The US Treasury has released a white paper on the marketplace lending industry, and the timing couldn’t be more intriguing.
The Treasury issued a Request for Information to industry stakeholders in July last year – with a view to fostering discourse about how the emergent marketplace lending industry could evolve to best serve the financial needs of the American public. The Treasury received about 100 responses from a range of marketplace lending platforms, trade associations, consumer and small business advocates, academics, investors and financial institutions.
We were in fact able to publish Renaud Laplanche’s response to the RFI (written on behalf of Lending Club) on AltFi News in September last year. Mr. Laplanche resigned as CEO and Chairman of Lending Club on Monday this week, capping a period of turbulence within the US’ online lending sector.
The Treasury has identified a number of key themes among the many responses to the RFI. The first is that the use of data and modeling techniques in underwriting represents “one of the sources of innovation that holds the most promise and risk”. This point refers to the trade-off between speeding up decisions and cutting costs, versus the risk of fair lending violations and the like. This from the paper: “Importantly, applicants do not have the opportunity to check and correct data potentially being used in underwriting decisions.”
The potential for expanding access to credit, for both businesses and consumers, was noted. Here the Treasury also touched upon the potential for the formation of distribution partnerships between traditional lenders and online marketplace lenders as a means of further opening up credit in underserved markets.
A key theme in the RFI responses was that the new-age credit models and operations that are run by marketplace lenders remain untested. The paper noted that the platforms have so far been operating in a benign economic environment and are yet to be tested through a complete credit cycle.
Music to the ears of many, no doubt, particularly in light of the nature of Laplanche’s departure, was the side-heading: “Greater Transparency Can Benefit Borrowers and Investors”. RFI respondents were strongly in favour of greater transparency, with suggested areas of improvement being pricing terms for borrowers and standardised loan-level data for investors. The absence of a developed secondary market was noted, and commenters also argued that the growth of the securitisation market would require increased transparency and repeat issuances.
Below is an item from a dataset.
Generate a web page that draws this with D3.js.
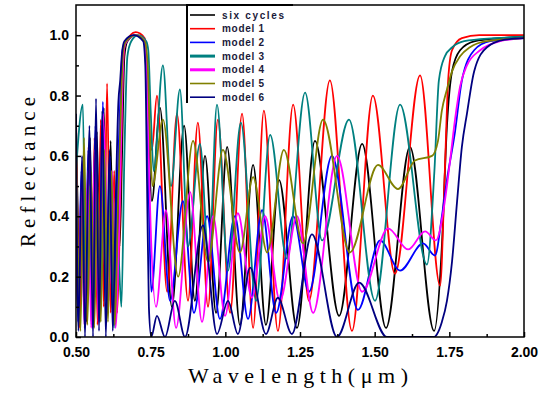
<!DOCTYPE html>
<html>
<head>
<meta charset="utf-8">
<script src="https://cdn.jsdelivr.net/npm/d3@7"></script>
<style>
  body { margin: 0; background: #fff; }
  .tick text { font-family: "Liberation Sans", Arial, sans-serif; font-weight: bold; font-size: 14px; }
</style>
</head>
<body>
<svg id="chart" width="544" height="394"></svg>
<script>
// values: [wavelength (um), reflectance]
const sixCycles = [
  [0.500,0.70],[0.506,0.40],[0.513,0.05],[0.524,0.60],[0.535,0.05],[0.547,0.66],[0.558,0.04],
  [0.570,0.68],[0.581,0.06],[0.593,0.76],[0.605,0.10],[0.616,0.65],[0.627,0.04],[0.638,0.50],
  [0.646,0.30],[0.654,0.60],[0.662,0.93],[0.672,0.98],[0.700,1.00],[0.728,0.98],[0.737,0.88],[0.745,0.60],
  [0.754,0.45],[0.781,0.76],[0.821,0.10],[0.862,0.70],[0.898,0.12],[0.932,0.60],[0.969,0.08],
  [1.006,0.63],[1.049,0.04],[1.093,0.57],[1.136,0.04],[1.180,0.52],[1.240,0.03],[1.300,0.65],
  [1.381,0.07],[1.458,0.64],[1.538,0.03],[1.618,0.63],[1.699,0.02],[1.725,0.30],[1.742,0.70],
  [1.759,0.88],[1.786,0.95],[1.836,0.98],[1.920,0.99],[2.000,0.995]
];
const model1 = [
  [0.500,0.73],[0.506,0.32],[0.512,0.03],[0.522,0.56],[0.532,0.04],[0.542,0.63],[0.552,0.05],
  [0.562,0.66],[0.572,0.04],[0.583,0.72],[0.593,0.10],[0.604,0.84],[0.616,0.08],[0.628,0.55],
  [0.638,0.08],[0.648,0.45],[0.656,0.85],[0.664,0.97],[0.700,1.01],[0.730,0.99],[0.738,0.90],
  [0.746,0.68],[0.754,0.62],[0.771,0.80],[0.805,0.15],[0.838,0.74],[0.875,0.12],[0.908,0.71],
  [0.942,0.10],[0.975,0.72],[1.016,0.08],[1.056,0.74],[1.093,0.03],[1.129,0.75],[1.176,0.02],
  [1.227,0.77],[1.280,0.12],[1.350,0.85],[1.424,0.02],[1.494,0.80],[1.568,0.21],[1.652,0.867],
  [1.719,0.17],[1.735,0.55],[1.746,0.85],[1.759,0.95],[1.792,0.99],[1.850,1.00],[2.000,1.00]
];
const model2 = [
  [0.500,0.40],[0.507,0.05],[0.518,0.55],[0.529,0.03],[0.541,0.62],[0.552,0.04],[0.565,0.70],
  [0.577,0.06],[0.590,0.78],[0.602,0.10],[0.613,0.60],[0.625,0.04],[0.637,0.45],[0.647,0.75],
  [0.656,0.95],[0.668,0.98],[0.698,1.00],[0.728,0.98],[0.736,0.85],[0.744,0.45],[0.752,0.15],[0.781,0.50],
  [0.815,0.12],[0.858,0.45],[0.895,0.08],[0.939,0.40],[0.982,0.06],[1.032,0.40],[1.076,0.06],
  [1.123,0.42],[1.170,0.08],[1.227,0.40],[1.280,0.15],[1.357,0.60],[1.444,0.09],[1.518,0.32],
  [1.585,0.22],[1.662,0.31],[1.702,0.27],[1.725,0.40],[1.742,0.52],[1.769,0.68],[1.792,0.85],
  [1.833,0.95],[1.886,0.98],[2.000,0.99]
];
const model3 = [
  [0.500,0.55],[0.523,0.77],[0.533,0.10],[0.545,0.50],[0.556,0.03],[0.568,0.60],[0.580,0.05],
  [0.592,0.64],[0.603,0.10],[0.615,0.55],[0.627,0.03],[0.640,0.30],[0.652,0.10],[0.662,0.60],
  [0.672,0.93],[0.685,0.98],[0.708,1.00],[0.735,0.98],[0.742,0.95],[0.750,0.75],[0.760,0.55],[0.791,0.90],
  [0.818,0.50],[0.848,0.82],[0.875,0.30],[0.915,0.64],[0.945,0.25],[0.972,0.77],[1.009,0.22],
  [1.052,0.71],[1.103,0.12],[1.150,0.67],[1.206,0.26],[1.267,0.81],[1.324,0.32],[1.414,0.72],
  [1.501,0.12],[1.585,0.77],[1.675,0.24],[1.700,0.55],[1.715,0.85],[1.735,0.93],[1.760,0.96],
  [1.800,0.98],[1.900,0.99],[2.000,0.995]
];
const model4 = [
  [0.500,0.45],[0.508,0.08],[0.518,0.50],[0.528,0.04],[0.540,0.55],[0.551,0.03],[0.563,0.62],
  [0.575,0.05],[0.590,0.74],[0.600,0.50],[0.610,0.12],[0.621,0.55],[0.632,0.03],[0.643,0.30],
  [0.652,0.70],[0.660,0.95],[0.670,0.98],[0.700,1.00],[0.730,0.98],[0.738,0.85],[0.746,0.50],[0.768,0.10],
  [0.801,0.42],[0.835,0.03],[0.882,0.48],[0.922,0.05],[0.959,0.40],[0.999,0.07],[1.042,0.41],
  [1.089,0.13],[1.133,0.40],[1.183,0.12],[1.240,0.40],[1.294,0.08],[1.374,0.60],[1.458,0.15],
  [1.545,0.36],[1.612,0.29],[1.669,0.35],[1.705,0.32],[1.735,0.45],[1.752,0.58],[1.769,0.72],
  [1.786,0.83],[1.809,0.90],[1.853,0.95],[1.920,0.98],[2.000,0.99]
];
const model5 = [
  [0.500,0.67],[0.507,0.25],[0.515,0.02],[0.527,0.66],[0.538,0.04],[0.550,0.55],[0.561,0.03],
  [0.572,0.50],[0.583,0.05],[0.595,0.62],[0.607,0.05],[0.619,0.55],[0.630,0.04],[0.641,0.45],
  [0.650,0.75],[0.658,0.95],[0.668,0.98],[0.700,1.00],[0.730,0.98],[0.740,0.90],[0.748,0.65],[0.756,0.50],
  [0.791,0.72],[0.842,0.20],[0.892,0.65],[0.942,0.25],[0.992,0.62],[1.049,0.28],[1.093,0.53],
  [1.140,0.28],[1.196,0.62],[1.260,0.31],[1.327,0.72],[1.417,0.28],[1.511,0.57],[1.578,0.49],
  [1.635,0.585],[1.692,0.60],[1.712,0.65],[1.725,0.75],[1.742,0.82],[1.759,0.88],[1.786,0.93],
  [1.819,0.96],[1.876,0.98],[2.000,0.99]
];
const model6 = [
  [0.500,0.74],[0.508,0.02],[0.520,0.60],[0.530,0.00],[0.545,0.70],[0.557,0.00],[0.567,0.79],
  [0.577,0.02],[0.588,0.75],[0.600,0.00],[0.612,0.62],[0.623,0.02],[0.633,0.45],[0.642,0.78],
  [0.648,0.85],[0.654,0.94],[0.662,0.98],[0.693,1.00],[0.725,0.98],[0.732,0.90],[0.738,0.50],[0.744,0.10],
  [0.752,0.00],[0.771,0.07],[0.798,0.00],[0.831,0.12],[0.865,0.00],[0.925,0.37],[0.972,0.01],
  [1.009,0.12],[1.042,0.01],[1.083,0.23],[1.136,0.01],[1.176,0.13],[1.223,0.01],[1.290,0.34],
  [1.374,0.00],[1.448,0.18],[1.541,0.00],[1.700,0.00],[1.709,0.01],[1.725,0.05],[1.742,0.12],
  [1.759,0.25],[1.776,0.45],[1.792,0.63],[1.809,0.74],[1.833,0.88],[1.876,0.96],[1.936,0.985],
  [2.000,0.99]
];

const seriesNames = ["six cycles", "model 1", "model 2", "model 3", "model 4", "model 5", "model 6"];
const seriesColors = ["#000000", "#ff0000", "#0000ff", "#008080", "#ff00ff", "#808000", "#000080"];
const seriesData = [sixCycles, model1, model2, model3, model4, model5, model6];

const xTicks = [0.5, 0.75, 1.0, 1.25, 1.5, 1.75, 2.0];
const xMinor = [0.625, 0.875, 1.125, 1.375, 1.625, 1.875];
const yTicks = [0, 0.2, 0.4, 0.6, 0.8, 1.0];
const yMinor = [0.1, 0.3, 0.5, 0.7, 0.9];

const svg = d3.select("#chart");
const plotL = 76, plotR = 524, plotT = 5, plotB = 337;

const x = d3.scaleLinear().domain([0.5, 2.0]).range([plotL, plotR]);
const y = d3.scaleLinear().domain([0, 1.1]).range([plotB, plotT]);

svg.append("clipPath").attr("id", "clip")
  .append("rect").attr("x", plotL).attr("y", plotT).attr("width", plotR - plotL).attr("height", plotB - plotT);

const line = d3.line()
  .x(d => x(d[0]))
  .y(d => y(d[1]))
  .curve(d3.curveMonotoneX);

const plot = svg.append("g").attr("clip-path", "url(#clip)");
seriesData.forEach((s, i) => {
  plot.append("path")
    .datum(s)
    .attr("fill", "none")
    .attr("stroke", seriesColors[i])
    .attr("stroke-width", 1.8)
    .attr("d", line);
});

// axes, ticks inward
svg.append("g").attr("transform", `translate(0,${plotB})`)
  .call(d3.axisBottom(x).tickValues(xTicks).tickSize(-5).tickPadding(10).tickFormat(d3.format(".2f")));
svg.append("g").attr("transform", `translate(0,${plotB})`)
  .call(d3.axisBottom(x).tickValues(xMinor).tickSize(-3).tickFormat(""));
svg.append("g").attr("transform", `translate(${plotL},0)`)
  .call(d3.axisLeft(y).tickValues(yTicks).tickSize(-5).tickPadding(7).tickFormat(d3.format(".1f")));
svg.append("g").attr("transform", `translate(${plotL},0)`)
  .call(d3.axisLeft(y).tickValues(yMinor).tickSize(-3).tickFormat(""));
svg.selectAll(".domain").remove();
svg.selectAll(".tick line").attr("stroke-width", 1.5);

// frame
svg.append("rect")
  .attr("x", plotL).attr("y", plotT)
  .attr("width", plotR - plotL).attr("height", plotB - plotT)
  .attr("fill", "none").attr("stroke", "#000").attr("stroke-width", 1.5);

// legend
const lg = svg.append("g");
lg.append("rect").attr("x", 187).attr("y", plotT).attr("width", 106).attr("height", 98).attr("fill", "#fff");
lg.append("path").attr("d", `M187,103V${plotT}H293`).attr("fill", "none").attr("stroke", "#000").attr("stroke-width", 2);
seriesNames.forEach((name, i) => {
  const yy = 15 + i * 13.7;
  lg.append("line")
    .attr("x1", 190).attr("x2", 215).attr("y1", yy).attr("y2", yy)
    .attr("stroke", seriesColors[i])
    .attr("stroke-width", (i === 3 || i === 4) ? 3 : 1.6);
  lg.append("text")
    .attr("x", 222).attr("y", yy + 3.5)
    .attr("font-family", "Liberation Sans, Arial, sans-serif")
    .attr("font-weight", "bold")
    .attr("font-size", 10)
    .attr("fill", "#1a1a3a")
    .attr("textLength", i === 0 ? 62 : 42)
    .attr("lengthAdjust", "spacing")
    .text(name);
});

// axis titles
svg.append("text")
  .attr("transform", "translate(35,172) rotate(-90)")
  .attr("text-anchor", "middle")
  .attr("font-family", "Liberation Serif, serif")
  .attr("font-size", 21)
  .attr("textLength", 150)
  .attr("lengthAdjust", "spacing")
  .text("Reflectance");

svg.append("text")
  .attr("x", 298).attr("y", 383)
  .attr("text-anchor", "middle")
  .attr("font-family", "Liberation Serif, serif")
  .attr("font-size", 22)
  .attr("textLength", 220)
  .attr("lengthAdjust", "spacing")
  .text("Wavelength(μm)");
</script>
</body>
</html>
Opinions were split on the role of government intervention in the market, but a large number of commenters argued that regulators “could provide additional clarity around the roles and requirements for the various participants”. RFI commenters are also concerned about the low level of protection and regulation in small business lending.
In light of the above responses, the Treasury is making the following recommendations to the federal government and private sector participants:
Given the events of the past few weeks in the marketplace lending sector, it’s the final paragraph in the paper’s executive summary that will likely attract the most attention:
“In addition, this white paper identifies potential trends that will require ongoing monitoring. These include the evolution of credit scoring, the impact of changing interest rates, potential liquidity risk, increasing mortgage and auto loans originated by online marketplace lenders, potential cybersecurity threats, and compliance with anti-money laundering requirements. The business models and data-driven algorithms supporting this industry have largely developed in favorable credit conditions. Treasury believes it is important to consider policies that could minimize borrower risks and increase investor confidence in a less favorable credit environment.”